8. Patriots 28, Steelers 3, AFC Divisional, January 5, 1997
If you’re a Patriots fan of a certain vintage, you surely can close your eyes and still envision the Patriots’ first play from scrimmage, a bomb through the thick fog from Drew Bledsoe to sensational rookie receiver Terry Glenn down the right sideline. Curtis Martin scored the first of his three rushing touchdowns a few moments later – he finished with 166 yards on the ground – and the tone was set for a Patriots blowout against the brash Steelers. It wouldn’t be Pittsburgh’s last lesson that games aren’t won verbally.
9. Patriots 27, Raiders 20, AFC Divisional, January 5, 1986
The Patriots, who entered the postseason as the fifth and final seed in the AFC, began their improbable journey to Super Bowl XX with a 26-14 victory over the Jets in the wild-card round, their first of three straight victories on the road. The Patriots built an early lead behind the passing of Tony Eason (no, really) and the running of Craig James (a much more admirable ballcarrier than broadcaster). The Raiders fought back to lead 20-17 at halftime, but the Patriots scored the winning touchdown and final points in the third quarter on special teams ace Jim Bowman’s recovery of a fumbled punt in the end zone. The detail fans probably remember best from this game, however, is Raiders linebacker Matt Millen slugging Pat Sullivan on the field when the Patriots executive talked trash to him and Howie Long.

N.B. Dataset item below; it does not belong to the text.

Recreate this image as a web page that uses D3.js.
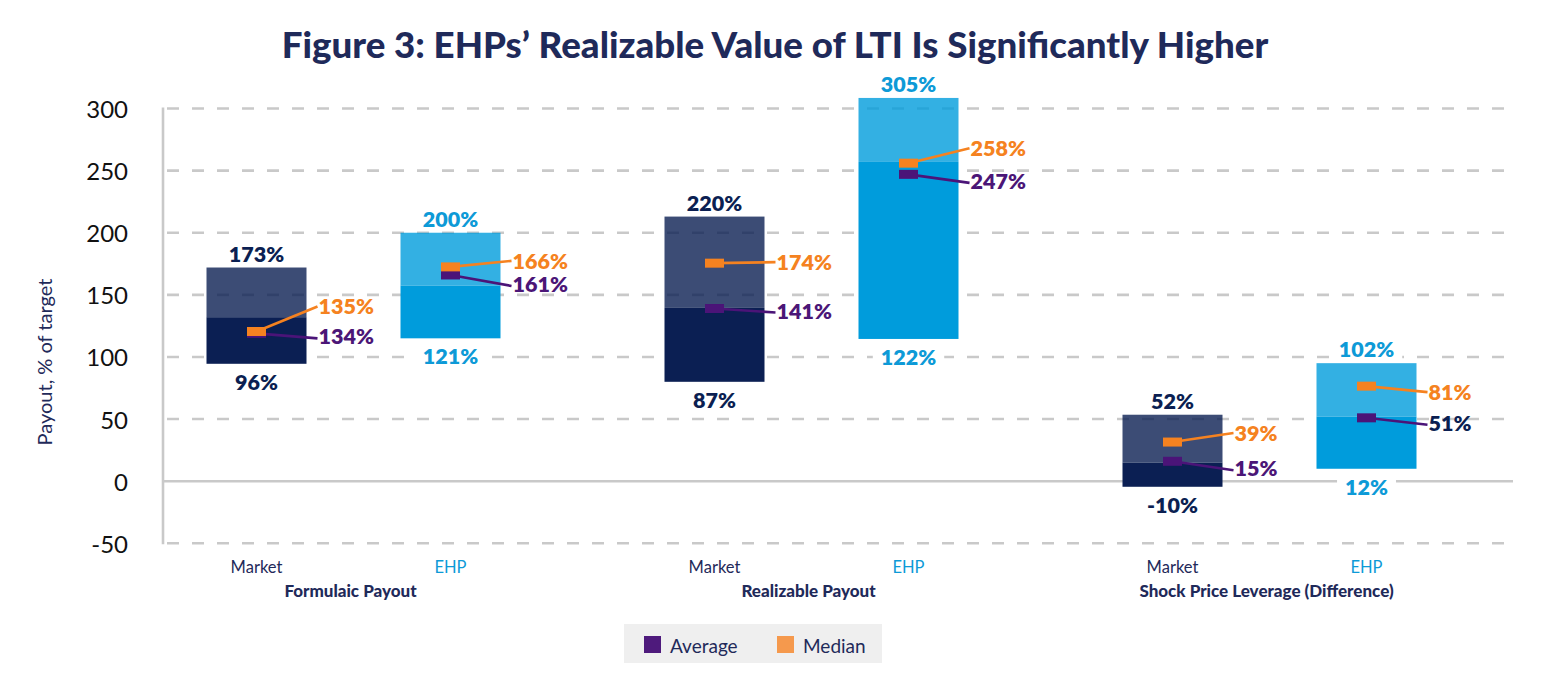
<!DOCTYPE html>
<html>
<head>
<meta charset="utf-8">
<script src="https://cdn.jsdelivr.net/npm/d3@7"></script>
<style>
  html, body { margin: 0; padding: 0; background: #ffffff; }
  svg { display: block; font-family: Lato, "Open Sans", "Noto Sans", sans-serif; }
</style>
</head>
<body>
<svg id="chart" width="1550" height="700"></svg>
<script>
// ---------------- data ----------------
const groups = ["Formulaic Payout", "Realizable Payout", "Shock Price Leverage (Difference)"];
const series = ["Market", "EHP"];
// bars in order: Formulaic Market, Formulaic EHP, Realizable Market, Realizable EHP, Shock Market, Shock EHP
const barGroup  = ["Formulaic Payout", "Formulaic Payout", "Realizable Payout", "Realizable Payout",
                   "Shock Price Leverage (Difference)", "Shock Price Leverage (Difference)"];
const barSeries = ["Market", "EHP", "Market", "EHP", "Market", "EHP"];
const barLow    = [94.5, 115, 80, 114.5, -4.5, 10];
const barMid    = [132, 157.5, 139.5, 257, 15, 52];
const barHigh   = [172, 200, 213, 308.5, 53.5, 95];
const avgValue  = [119, 166, 139, 247, 16, 51];
const medValue  = [120.5, 172.5, 175.5, 256, 31.5, 76.5];
const highLabels = ["173%", "200%", "220%", "305%", "52%", "102%"];
const lowLabels  = ["96%", "121%", "87%", "122%", "-10%", "12%"];
const avgLabels  = ["134%", "161%", "141%", "247%", "15%", "51%"];
const medLabels  = ["135%", "166%", "174%", "258%", "39%", "81%"];
const yTicks = [-50, 0, 50, 100, 150, 200, 250, 300];
const legendItems = ["Average", "Median"];

// ---------------- layout / style ----------------
const navy = "#1f2a5a";
const colMarket = "#0b1f53";
const colEHP = "#009cdc";
const colOrange = "#f58220";
const colPurple = "#4b1478";
const lblMarket = "#0b1f52";
const lblEHP = "#0d9ad7";
const lblPurple = "#4b1677";
const gridCol = "#c9c9c9";
// label vertical offsets (px) relative to marker centres: [median, average]
const labelDy = [[-25, 3], [-6, 9], [-1, 2], [-15, 6.5], [-9, 7], [6, 5]];

const svg = d3.select("#chart");
const y = d3.scaleLinear().domain([-50, 300]).range([543.3, 108.5]);
const xGroup = d3.scalePoint().domain(groups).range([353.5, 1269.5]);
const xSub = d3.scalePoint().domain(series).range([-97, 97]);
const barW = 100;
const xLeft = 163, xRight = 1513;
const cx = i => xGroup(barGroup[i]) + xSub(barSeries[i]);

// title
const title = svg.append("text")
  .attr("x", 775).attr("y", 58)
  .attr("text-anchor", "middle")
  .attr("font-weight", 900).attr("font-size", 32)
  .attr("fill", navy)
  .text("Figure 3: EHPs\u2019 Realizable Value of LTI Is Significantly Higher");
{
  const w = title.node().getComputedTextLength();
  if (w > 0) title.attr("font-size", Math.max(26, Math.min(38, 32 * 987 / w)));
}

// gridlines
const grid = svg.append("g");
grid.selectAll("line").data(yTicks).join("line")
  .attr("x1", xLeft).attr("x2", xRight)
  .attr("y1", d => y(d)).attr("y2", d => y(d))
  .attr("stroke", gridCol).attr("stroke-width", 2.6)
  .attr("stroke-dasharray", d => d === 0 ? null : "12,13")
  .attr("stroke-dashoffset", -4);
// vertical axis line
svg.append("line")
  .attr("x1", xLeft).attr("x2", xLeft)
  .attr("y1", y(300) - 1).attr("y2", y(-50) + 1)
  .attr("stroke", gridCol).attr("stroke-width", 2.6);

// y tick labels
svg.append("g").selectAll("text").data(yTicks).join("text")
  .attr("x", 128).attr("y", d => y(d))
  .attr("text-anchor", "end").attr("dominant-baseline", "central")
  .attr("font-size", 24).attr("fill", "#111")
  .text(d => d);

// y axis title
svg.append("text")
  .attr("transform", "translate(44,362) rotate(-90)")
  .attr("text-anchor", "middle").attr("dominant-baseline", "central")
  .attr("font-size", 20).attr("fill", navy)
  .text("Payout, % of target");

const idx = d3.range(barLow.length);
const baseColor = i => barSeries[i] === "Market" ? colMarket : colEHP;
const lblColor = i => barSeries[i] === "Market" ? lblMarket : lblEHP;

// bars: dark part low->mid, light part mid->high
const bars = svg.append("g");
bars.selectAll("rect.dark").data(idx).join("rect").attr("class", "dark")
  .attr("x", i => cx(i) - barW / 2).attr("width", barW)
  .attr("y", i => y(barMid[i])).attr("height", i => y(barLow[i]) - y(barMid[i]))
  .attr("fill", baseColor);
bars.selectAll("rect.light").data(idx).join("rect").attr("class", "light")
  .attr("x", i => cx(i) - barW / 2).attr("width", barW)
  .attr("y", i => y(barHigh[i])).attr("height", i => y(barMid[i]) - y(barHigh[i]))
  .attr("fill", baseColor).attr("fill-opacity", 0.8);

// value label helper
function label(g, x, yy, txt, color, anchor) {
  return g.append("text")
    .attr("x", x).attr("y", yy)
    .attr("text-anchor", anchor).attr("dominant-baseline", "central")
    .attr("font-size", 21.5).attr("font-weight", 800)
    .attr("fill", color).text(txt);
}
const lab = svg.append("g");
idx.forEach(i => {
  const tb = label(lab, cx(i), y(barLow[i]) + 18, lowLabels[i], lblColor(i), "middle");
  const bb = tb.node().getBBox();
  lab.insert("rect", "text").attr("x", bb.x - 8).attr("y", bb.y + 2)
    .attr("width", bb.width + 16).attr("height", bb.height - 4).attr("fill", "#fff");
  const tt = label(lab, cx(i), y(barHigh[i]) - 14, highLabels[i], lblColor(i), "middle");
  const bt = tt.node().getBBox();
  lab.insert("rect", "text").attr("x", bt.x - 8).attr("y", bt.y + 2)
    .attr("width", bt.width + 16).attr("height", bt.height - 4).attr("fill", "#fff");
});

// markers, connectors and their labels
const mk = svg.append("g");
const mW = 19, mH = 9;
idx.forEach(i => {
  const x0 = cx(i);
  const lx = x0 + barW / 2 + 12;
  const yMed = y(medValue[i]), yAvg = y(avgValue[i]);
  const lyMed = yMed + labelDy[i][0], lyAvg = yAvg + labelDy[i][1];
  mk.append("line").attr("x1", x0).attr("y1", yAvg).attr("x2", lx - 1).attr("y2", lyAvg + 2)
    .attr("stroke", colPurple).attr("stroke-width", 2.6);
  mk.append("line").attr("x1", x0).attr("y1", yMed).attr("x2", lx - 1).attr("y2", lyMed)
    .attr("stroke", colOrange).attr("stroke-width", 2.6);
  mk.append("rect").attr("x", x0 - mW / 2).attr("y", yAvg - mH / 2)
    .attr("width", mW).attr("height", mH).attr("fill", colPurple);
  mk.append("rect").attr("x", x0 - mW / 2).attr("y", yMed - mH / 2)
    .attr("width", mW).attr("height", mH).attr("fill", colOrange);
  label(mk, lx, lyMed, medLabels[i], colOrange, "start");
  label(mk, lx, lyAvg, avgLabels[i], i === 5 ? lblMarket : lblPurple, "start");
});

// x labels
svg.append("g").selectAll("text").data(idx).join("text")
  .attr("x", i => cx(i)).attr("y", 567)
  .attr("text-anchor", "middle").attr("dominant-baseline", "central")
  .attr("font-size", 16.5).attr("fill", i => barSeries[i] === "Market" ? navy : lblEHP)
  .text(i => barSeries[i]);
svg.append("g").selectAll("text").data(groups).join("text")
  .attr("x", d => xGroup(d) - 3).attr("y", 590)
  .attr("text-anchor", "middle").attr("dominant-baseline", "central")
  .attr("font-size", 17).attr("font-weight", 900).attr("fill", navy)
  .text(d => d);

// legend
const lg = svg.append("g");
lg.append("rect").attr("x", 624).attr("y", 624).attr("width", 258).attr("height", 39).attr("fill", "#efefef");
const legColors = ["#4e1a7c", "#f5994d"];
const legX = [644, 777];
legendItems.forEach((name, k) => {
  lg.append("rect").attr("x", legX[k]).attr("y", 636).attr("width", 17).attr("height", 17)
    .attr("fill", legColors[k]);
  lg.append("text").attr("x", legX[k] + 26).attr("y", 645)
    .attr("dominant-baseline", "central").attr("font-size", 19).attr("fill", navy)
    .text(name);
});
</script>
</body>
</html>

10. Patriots 17, Titans 14, AFC Divisional, January 10, 2004
In limb-numbing weather – the game-time temperature was 4 degrees – the Patriots held off a resolute Tennessee team led by quarterback Steve McNair. Receiver Bethel Johnson, regarded as a bust in Patriots lore, had a big game, with a 41-yard touchdown catch and a crucial late first down on a reverse, and Adam Vinatieri booted the winning field goal from 46 yards with 4:02 left in regulation. Given the circumstances, that field goal under such adverse conditions could rank as a career highlight. For Vinatieri, it’s at the back end of his top five.